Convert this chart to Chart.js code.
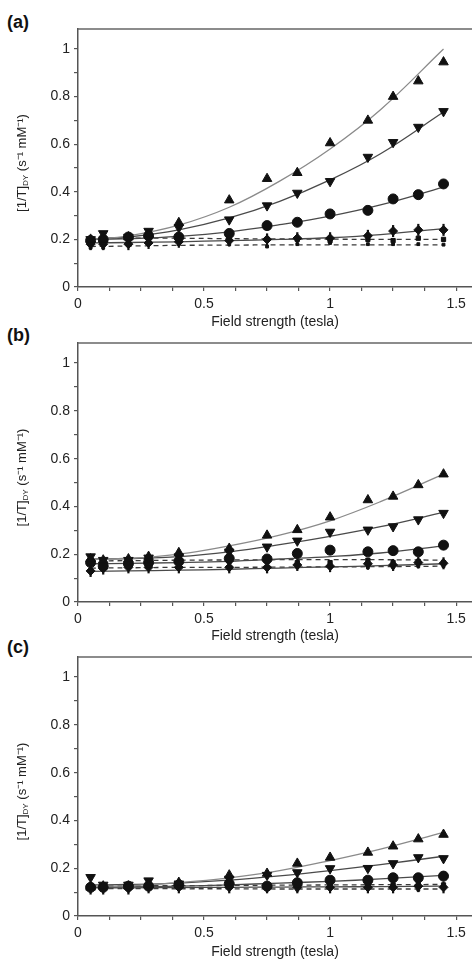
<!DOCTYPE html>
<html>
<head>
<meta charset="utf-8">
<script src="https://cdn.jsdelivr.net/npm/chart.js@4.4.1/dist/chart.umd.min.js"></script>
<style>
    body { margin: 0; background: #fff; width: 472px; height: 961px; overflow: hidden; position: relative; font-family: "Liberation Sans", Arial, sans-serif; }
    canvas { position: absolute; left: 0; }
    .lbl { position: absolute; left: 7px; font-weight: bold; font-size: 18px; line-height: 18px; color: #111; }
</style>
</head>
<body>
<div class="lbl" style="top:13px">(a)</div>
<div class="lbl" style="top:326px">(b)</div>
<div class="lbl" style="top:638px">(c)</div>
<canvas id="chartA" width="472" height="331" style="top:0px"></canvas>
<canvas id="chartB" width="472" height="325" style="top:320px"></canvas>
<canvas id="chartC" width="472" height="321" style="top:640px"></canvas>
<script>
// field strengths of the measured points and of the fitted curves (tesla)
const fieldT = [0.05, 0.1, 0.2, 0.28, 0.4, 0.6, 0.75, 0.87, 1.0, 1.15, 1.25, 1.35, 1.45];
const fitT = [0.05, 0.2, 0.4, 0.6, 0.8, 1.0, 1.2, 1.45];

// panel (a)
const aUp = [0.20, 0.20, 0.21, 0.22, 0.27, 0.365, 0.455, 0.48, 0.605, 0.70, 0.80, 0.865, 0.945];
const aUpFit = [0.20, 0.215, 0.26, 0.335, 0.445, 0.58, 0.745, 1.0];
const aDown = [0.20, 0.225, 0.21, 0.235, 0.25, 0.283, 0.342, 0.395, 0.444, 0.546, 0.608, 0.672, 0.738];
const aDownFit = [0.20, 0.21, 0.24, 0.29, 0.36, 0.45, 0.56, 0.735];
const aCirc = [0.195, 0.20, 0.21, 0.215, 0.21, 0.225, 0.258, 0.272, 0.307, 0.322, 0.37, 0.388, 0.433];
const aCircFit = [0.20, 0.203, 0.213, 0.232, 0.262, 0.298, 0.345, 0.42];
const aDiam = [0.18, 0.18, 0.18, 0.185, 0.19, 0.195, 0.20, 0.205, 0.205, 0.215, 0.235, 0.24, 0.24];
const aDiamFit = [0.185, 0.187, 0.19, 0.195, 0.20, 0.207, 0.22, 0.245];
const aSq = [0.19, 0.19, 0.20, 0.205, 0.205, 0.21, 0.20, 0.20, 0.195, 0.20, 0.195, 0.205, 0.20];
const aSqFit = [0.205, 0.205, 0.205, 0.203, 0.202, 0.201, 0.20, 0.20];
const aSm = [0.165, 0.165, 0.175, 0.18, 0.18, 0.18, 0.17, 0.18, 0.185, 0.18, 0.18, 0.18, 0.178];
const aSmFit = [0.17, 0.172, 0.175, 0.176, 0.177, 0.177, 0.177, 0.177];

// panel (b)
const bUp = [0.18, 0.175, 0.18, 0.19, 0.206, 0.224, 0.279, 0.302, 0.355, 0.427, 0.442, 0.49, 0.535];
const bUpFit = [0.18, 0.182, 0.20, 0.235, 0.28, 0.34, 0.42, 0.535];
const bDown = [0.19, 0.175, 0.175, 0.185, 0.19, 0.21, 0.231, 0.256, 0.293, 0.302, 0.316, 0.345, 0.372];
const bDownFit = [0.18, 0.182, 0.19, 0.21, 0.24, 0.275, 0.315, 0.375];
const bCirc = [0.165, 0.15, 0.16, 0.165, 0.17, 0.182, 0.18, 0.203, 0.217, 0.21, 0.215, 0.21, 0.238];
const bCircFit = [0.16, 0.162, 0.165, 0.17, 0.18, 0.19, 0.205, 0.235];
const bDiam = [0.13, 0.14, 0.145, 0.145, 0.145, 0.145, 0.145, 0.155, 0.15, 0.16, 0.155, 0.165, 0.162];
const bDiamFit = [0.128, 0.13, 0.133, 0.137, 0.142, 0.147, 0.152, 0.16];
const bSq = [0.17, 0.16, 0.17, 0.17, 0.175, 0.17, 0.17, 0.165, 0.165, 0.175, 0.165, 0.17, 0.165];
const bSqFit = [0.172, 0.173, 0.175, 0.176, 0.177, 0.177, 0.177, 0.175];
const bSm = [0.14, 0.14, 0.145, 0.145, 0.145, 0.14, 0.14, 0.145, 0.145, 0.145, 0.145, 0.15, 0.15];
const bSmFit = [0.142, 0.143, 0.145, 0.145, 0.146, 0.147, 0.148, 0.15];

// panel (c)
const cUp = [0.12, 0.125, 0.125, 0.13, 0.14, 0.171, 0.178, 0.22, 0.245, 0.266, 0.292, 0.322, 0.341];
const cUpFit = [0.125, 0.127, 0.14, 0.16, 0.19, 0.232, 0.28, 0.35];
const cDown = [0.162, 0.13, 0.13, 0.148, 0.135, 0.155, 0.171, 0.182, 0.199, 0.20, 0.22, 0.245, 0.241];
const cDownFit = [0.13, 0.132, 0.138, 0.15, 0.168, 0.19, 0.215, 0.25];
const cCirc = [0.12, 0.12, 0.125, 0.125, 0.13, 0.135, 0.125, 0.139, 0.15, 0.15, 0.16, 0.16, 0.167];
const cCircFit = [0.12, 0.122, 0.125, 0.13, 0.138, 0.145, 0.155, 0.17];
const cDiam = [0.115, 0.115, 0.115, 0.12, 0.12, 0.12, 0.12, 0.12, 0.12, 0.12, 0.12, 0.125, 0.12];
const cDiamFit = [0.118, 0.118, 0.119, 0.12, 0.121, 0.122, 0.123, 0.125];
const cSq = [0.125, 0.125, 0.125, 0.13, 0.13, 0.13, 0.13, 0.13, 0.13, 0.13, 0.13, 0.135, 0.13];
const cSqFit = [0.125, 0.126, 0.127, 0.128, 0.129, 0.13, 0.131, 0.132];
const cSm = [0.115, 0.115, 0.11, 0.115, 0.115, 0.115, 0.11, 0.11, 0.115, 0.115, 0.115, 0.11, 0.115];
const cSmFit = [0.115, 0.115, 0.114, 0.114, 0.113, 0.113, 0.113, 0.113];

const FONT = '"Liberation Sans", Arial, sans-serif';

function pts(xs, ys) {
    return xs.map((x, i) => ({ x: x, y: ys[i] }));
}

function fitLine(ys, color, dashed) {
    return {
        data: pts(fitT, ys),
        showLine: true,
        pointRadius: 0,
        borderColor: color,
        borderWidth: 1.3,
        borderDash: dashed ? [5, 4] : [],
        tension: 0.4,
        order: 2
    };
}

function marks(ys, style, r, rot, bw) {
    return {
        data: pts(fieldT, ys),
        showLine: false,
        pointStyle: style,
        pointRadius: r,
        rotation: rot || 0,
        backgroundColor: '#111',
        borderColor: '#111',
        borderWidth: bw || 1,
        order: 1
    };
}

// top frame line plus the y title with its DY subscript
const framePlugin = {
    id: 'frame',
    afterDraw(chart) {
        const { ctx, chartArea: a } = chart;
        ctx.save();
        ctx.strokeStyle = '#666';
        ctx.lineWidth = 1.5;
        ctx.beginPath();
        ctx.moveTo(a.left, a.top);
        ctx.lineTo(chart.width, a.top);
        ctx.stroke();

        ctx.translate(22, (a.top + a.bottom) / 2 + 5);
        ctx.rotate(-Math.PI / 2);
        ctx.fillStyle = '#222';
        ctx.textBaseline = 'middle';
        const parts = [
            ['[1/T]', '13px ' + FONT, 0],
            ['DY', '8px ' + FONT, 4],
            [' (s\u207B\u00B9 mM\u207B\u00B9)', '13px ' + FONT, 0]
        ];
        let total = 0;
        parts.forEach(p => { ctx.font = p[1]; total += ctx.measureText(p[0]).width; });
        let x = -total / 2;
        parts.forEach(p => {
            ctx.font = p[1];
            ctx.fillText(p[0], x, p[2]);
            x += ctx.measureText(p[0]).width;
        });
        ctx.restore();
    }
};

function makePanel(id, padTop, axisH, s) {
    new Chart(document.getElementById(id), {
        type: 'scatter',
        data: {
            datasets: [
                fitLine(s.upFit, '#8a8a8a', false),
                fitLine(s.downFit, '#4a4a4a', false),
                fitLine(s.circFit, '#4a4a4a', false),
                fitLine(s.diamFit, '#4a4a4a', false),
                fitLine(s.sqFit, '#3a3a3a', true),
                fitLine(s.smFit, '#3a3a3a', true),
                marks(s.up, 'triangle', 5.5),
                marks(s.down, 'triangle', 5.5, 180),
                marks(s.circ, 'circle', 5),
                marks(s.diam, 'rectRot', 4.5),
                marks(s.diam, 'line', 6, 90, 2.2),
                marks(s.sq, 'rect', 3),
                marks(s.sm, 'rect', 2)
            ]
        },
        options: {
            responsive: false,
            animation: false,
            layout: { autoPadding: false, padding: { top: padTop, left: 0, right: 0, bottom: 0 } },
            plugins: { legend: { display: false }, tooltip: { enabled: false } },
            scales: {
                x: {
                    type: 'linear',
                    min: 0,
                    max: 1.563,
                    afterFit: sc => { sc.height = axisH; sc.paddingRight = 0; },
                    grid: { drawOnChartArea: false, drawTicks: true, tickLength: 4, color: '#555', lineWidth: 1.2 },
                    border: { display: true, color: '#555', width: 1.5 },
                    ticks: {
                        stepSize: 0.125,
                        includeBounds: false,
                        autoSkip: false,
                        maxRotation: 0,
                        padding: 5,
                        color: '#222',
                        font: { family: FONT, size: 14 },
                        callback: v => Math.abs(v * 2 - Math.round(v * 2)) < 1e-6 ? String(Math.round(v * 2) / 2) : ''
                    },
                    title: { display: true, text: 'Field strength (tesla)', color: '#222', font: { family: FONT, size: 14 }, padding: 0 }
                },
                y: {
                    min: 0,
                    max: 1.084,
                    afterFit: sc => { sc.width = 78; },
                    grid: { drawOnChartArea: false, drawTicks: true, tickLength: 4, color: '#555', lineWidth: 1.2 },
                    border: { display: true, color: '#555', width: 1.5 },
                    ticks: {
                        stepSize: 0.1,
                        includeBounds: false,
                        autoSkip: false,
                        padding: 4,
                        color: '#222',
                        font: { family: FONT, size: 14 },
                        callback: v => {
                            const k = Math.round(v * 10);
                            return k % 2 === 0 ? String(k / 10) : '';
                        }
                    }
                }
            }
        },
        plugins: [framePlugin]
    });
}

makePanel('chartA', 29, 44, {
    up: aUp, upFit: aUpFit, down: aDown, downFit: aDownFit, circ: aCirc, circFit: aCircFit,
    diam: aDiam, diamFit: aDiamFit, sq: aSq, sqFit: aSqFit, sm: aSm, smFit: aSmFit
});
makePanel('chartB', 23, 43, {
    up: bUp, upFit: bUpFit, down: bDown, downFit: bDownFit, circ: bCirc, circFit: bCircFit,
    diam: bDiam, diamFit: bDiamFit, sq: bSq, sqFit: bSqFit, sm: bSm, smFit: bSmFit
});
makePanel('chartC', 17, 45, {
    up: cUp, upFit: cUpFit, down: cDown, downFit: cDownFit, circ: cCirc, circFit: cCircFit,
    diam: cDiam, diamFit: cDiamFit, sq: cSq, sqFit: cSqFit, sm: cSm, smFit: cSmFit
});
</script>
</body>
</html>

---

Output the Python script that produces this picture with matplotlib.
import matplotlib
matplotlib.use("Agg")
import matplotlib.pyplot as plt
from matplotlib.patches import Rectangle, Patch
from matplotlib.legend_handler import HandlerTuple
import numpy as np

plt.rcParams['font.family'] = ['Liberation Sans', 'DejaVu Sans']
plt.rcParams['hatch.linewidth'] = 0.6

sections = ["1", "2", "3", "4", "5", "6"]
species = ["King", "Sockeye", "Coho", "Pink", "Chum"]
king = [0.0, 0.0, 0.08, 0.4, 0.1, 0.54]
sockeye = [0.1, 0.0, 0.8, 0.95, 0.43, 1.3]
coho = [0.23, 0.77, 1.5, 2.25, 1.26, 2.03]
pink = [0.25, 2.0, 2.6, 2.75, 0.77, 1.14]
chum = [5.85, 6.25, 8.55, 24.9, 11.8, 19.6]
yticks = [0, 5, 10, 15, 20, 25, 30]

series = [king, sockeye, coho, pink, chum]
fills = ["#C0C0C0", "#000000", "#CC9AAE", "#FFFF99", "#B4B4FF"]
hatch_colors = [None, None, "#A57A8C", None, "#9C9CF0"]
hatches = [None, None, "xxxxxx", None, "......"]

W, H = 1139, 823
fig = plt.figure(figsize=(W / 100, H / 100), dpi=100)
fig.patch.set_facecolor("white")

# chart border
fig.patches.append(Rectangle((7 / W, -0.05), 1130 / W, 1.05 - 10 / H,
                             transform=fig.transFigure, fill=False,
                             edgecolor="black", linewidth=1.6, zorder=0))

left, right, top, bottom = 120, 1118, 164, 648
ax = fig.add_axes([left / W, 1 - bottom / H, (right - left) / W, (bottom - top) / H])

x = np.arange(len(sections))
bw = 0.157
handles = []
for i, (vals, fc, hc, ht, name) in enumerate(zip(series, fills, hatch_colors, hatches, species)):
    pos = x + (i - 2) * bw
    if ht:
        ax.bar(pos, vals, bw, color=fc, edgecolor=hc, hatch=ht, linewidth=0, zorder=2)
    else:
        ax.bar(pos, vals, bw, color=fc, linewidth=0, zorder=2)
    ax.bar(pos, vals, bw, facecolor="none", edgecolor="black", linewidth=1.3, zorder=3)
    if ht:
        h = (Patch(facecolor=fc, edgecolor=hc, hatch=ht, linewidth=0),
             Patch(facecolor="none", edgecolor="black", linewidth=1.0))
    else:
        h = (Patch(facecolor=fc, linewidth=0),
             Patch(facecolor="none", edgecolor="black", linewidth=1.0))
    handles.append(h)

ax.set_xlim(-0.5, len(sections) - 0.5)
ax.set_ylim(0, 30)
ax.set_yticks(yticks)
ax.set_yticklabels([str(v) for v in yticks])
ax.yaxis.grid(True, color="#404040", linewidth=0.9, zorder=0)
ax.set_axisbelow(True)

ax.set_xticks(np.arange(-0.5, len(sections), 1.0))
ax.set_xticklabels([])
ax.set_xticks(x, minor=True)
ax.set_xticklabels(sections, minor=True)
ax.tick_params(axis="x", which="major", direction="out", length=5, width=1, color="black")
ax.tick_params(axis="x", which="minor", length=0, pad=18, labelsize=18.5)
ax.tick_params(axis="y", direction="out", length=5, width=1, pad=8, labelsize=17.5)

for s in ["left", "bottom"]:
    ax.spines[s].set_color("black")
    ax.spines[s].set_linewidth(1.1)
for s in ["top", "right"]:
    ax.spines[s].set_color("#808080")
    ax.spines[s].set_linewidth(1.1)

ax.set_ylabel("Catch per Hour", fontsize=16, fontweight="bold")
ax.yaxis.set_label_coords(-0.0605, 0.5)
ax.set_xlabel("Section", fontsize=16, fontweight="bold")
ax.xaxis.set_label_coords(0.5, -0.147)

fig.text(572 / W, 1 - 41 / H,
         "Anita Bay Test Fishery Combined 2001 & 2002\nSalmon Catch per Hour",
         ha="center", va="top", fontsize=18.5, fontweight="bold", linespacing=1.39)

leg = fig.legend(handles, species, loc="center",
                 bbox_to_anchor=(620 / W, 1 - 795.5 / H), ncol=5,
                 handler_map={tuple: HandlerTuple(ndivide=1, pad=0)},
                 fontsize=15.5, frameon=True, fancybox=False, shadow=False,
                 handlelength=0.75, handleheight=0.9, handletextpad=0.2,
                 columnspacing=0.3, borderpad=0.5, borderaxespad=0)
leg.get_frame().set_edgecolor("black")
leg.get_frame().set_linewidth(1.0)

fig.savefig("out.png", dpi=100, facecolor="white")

---

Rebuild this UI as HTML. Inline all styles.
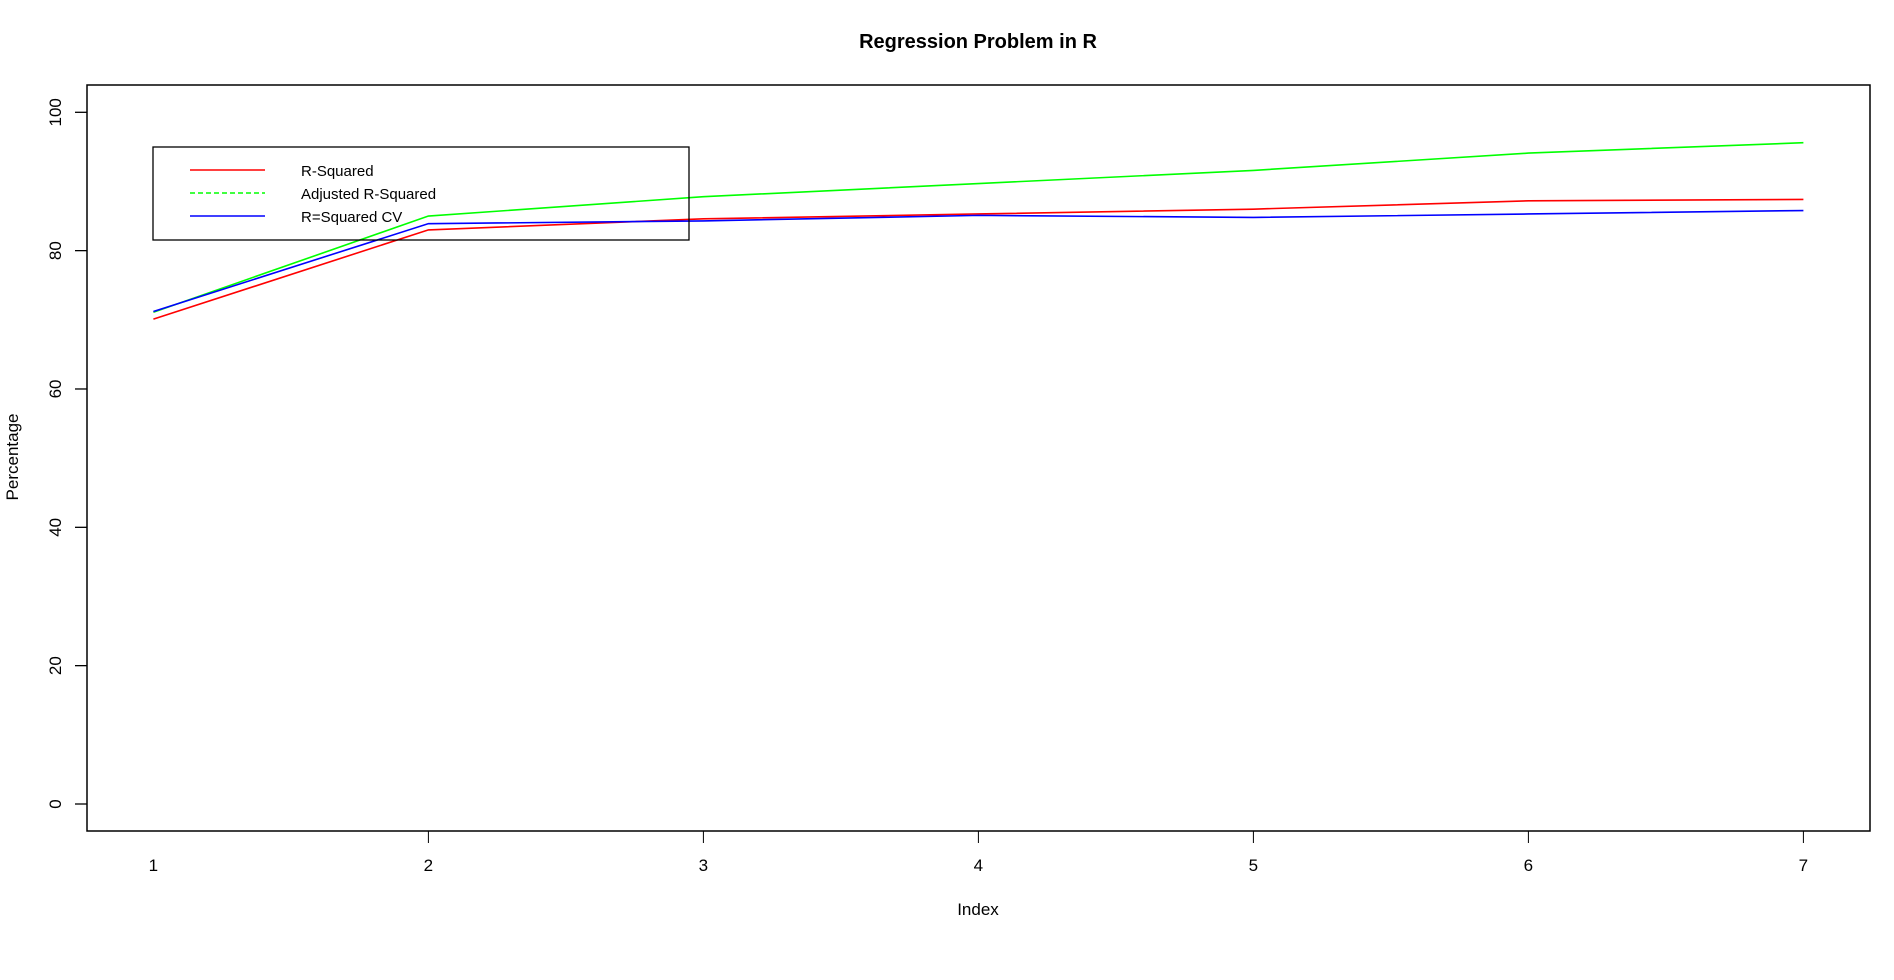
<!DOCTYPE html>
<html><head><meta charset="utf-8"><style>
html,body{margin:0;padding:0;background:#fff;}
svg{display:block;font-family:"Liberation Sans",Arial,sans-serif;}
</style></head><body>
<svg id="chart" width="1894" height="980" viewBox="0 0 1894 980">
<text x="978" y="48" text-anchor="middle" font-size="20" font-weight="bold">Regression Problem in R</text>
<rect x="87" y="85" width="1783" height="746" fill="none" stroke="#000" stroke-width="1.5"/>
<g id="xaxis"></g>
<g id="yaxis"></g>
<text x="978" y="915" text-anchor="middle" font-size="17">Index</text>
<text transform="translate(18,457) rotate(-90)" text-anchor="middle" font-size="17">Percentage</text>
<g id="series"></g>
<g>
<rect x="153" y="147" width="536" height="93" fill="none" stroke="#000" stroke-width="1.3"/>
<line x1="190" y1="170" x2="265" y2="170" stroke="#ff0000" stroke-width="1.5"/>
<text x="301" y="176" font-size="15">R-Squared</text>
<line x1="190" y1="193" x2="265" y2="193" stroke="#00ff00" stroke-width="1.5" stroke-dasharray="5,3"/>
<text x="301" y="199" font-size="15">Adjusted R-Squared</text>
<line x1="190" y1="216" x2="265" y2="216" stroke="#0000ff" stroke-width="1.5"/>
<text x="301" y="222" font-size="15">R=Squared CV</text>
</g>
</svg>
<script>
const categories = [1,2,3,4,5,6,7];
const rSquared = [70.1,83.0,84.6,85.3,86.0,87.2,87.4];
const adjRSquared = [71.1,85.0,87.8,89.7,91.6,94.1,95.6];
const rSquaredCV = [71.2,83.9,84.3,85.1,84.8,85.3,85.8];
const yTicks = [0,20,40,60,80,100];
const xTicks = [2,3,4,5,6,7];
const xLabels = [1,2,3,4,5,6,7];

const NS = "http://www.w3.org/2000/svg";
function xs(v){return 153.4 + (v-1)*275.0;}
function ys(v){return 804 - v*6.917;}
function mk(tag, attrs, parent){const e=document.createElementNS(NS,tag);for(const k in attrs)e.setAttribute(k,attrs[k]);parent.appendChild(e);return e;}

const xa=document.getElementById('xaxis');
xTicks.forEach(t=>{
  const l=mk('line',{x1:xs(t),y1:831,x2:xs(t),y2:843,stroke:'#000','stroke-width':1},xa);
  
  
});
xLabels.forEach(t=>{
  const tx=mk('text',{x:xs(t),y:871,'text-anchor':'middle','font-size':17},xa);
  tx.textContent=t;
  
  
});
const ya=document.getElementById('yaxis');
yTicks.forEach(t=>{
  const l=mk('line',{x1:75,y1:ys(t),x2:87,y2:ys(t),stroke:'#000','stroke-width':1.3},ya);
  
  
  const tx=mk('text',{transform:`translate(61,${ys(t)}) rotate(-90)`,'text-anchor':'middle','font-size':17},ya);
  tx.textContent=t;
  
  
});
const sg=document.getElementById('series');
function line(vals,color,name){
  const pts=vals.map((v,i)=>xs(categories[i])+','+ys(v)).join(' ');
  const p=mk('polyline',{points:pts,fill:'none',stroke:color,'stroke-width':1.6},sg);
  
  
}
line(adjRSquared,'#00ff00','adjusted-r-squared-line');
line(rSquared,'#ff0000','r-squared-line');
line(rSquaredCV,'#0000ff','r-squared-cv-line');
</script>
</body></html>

---

*Set task:* Word for word, repeat the lines above from the one with "Rebuild this UI as HTML. Inline all styles." through the one with "e=document.createElementNS(NS,tag);for(const k in", and nothing beyond them. Omit the pictures.

*Exercise solution:*
Rebuild this UI as HTML. Inline all styles.
<!DOCTYPE html>
<html><head><meta charset="utf-8"><style>
html,body{margin:0;padding:0;background:#fff;}
svg{display:block;font-family:"Liberation Sans",Arial,sans-serif;}
</style></head><body>
<svg id="chart" width="1894" height="980" viewBox="0 0 1894 980">
<text x="978" y="48" text-anchor="middle" font-size="20" font-weight="bold">Regression Problem in R</text>
<rect x="87" y="85" width="1783" height="746" fill="none" stroke="#000" stroke-width="1.5"/>
<g id="xaxis"></g>
<g id="yaxis"></g>
<text x="978" y="915" text-anchor="middle" font-size="17">Index</text>
<text transform="translate(18,457) rotate(-90)" text-anchor="middle" font-size="17">Percentage</text>
<g id="series"></g>
<g>
<rect x="153" y="147" width="536" height="93" fill="none" stroke="#000" stroke-width="1.3"/>
<line x1="190" y1="170" x2="265" y2="170" stroke="#ff0000" stroke-width="1.5"/>
<text x="301" y="176" font-size="15">R-Squared</text>
<line x1="190" y1="193" x2="265" y2="193" stroke="#00ff00" stroke-width="1.5" stroke-dasharray="5,3"/>
<text x="301" y="199" font-size="15">Adjusted R-Squared</text>
<line x1="190" y1="216" x2="265" y2="216" stroke="#0000ff" stroke-width="1.5"/>
<text x="301" y="222" font-size="15">R=Squared CV</text>
</g>
</svg>
<script>
const categories = [1,2,3,4,5,6,7];
const rSquared = [70.1,83.0,84.6,85.3,86.0,87.2,87.4];
const adjRSquared = [71.1,85.0,87.8,89.7,91.6,94.1,95.6];
const rSquaredCV = [71.2,83.9,84.3,85.1,84.8,85.3,85.8];
const yTicks = [0,20,40,60,80,100];
const xTicks = [2,3,4,5,6,7];
const xLabels = [1,2,3,4,5,6,7];

const NS = "http://www.w3.org/2000/svg";
function xs(v){return 153.4 + (v-1)*275.0;}
function ys(v){return 804 - v*6.917;}
function mk(tag, attrs, parent){const e=document.createElementNS(NS,tag);for(const k in attrs)e.setAttribute(k,attrs[k]);parent.appendChild(e);return e;}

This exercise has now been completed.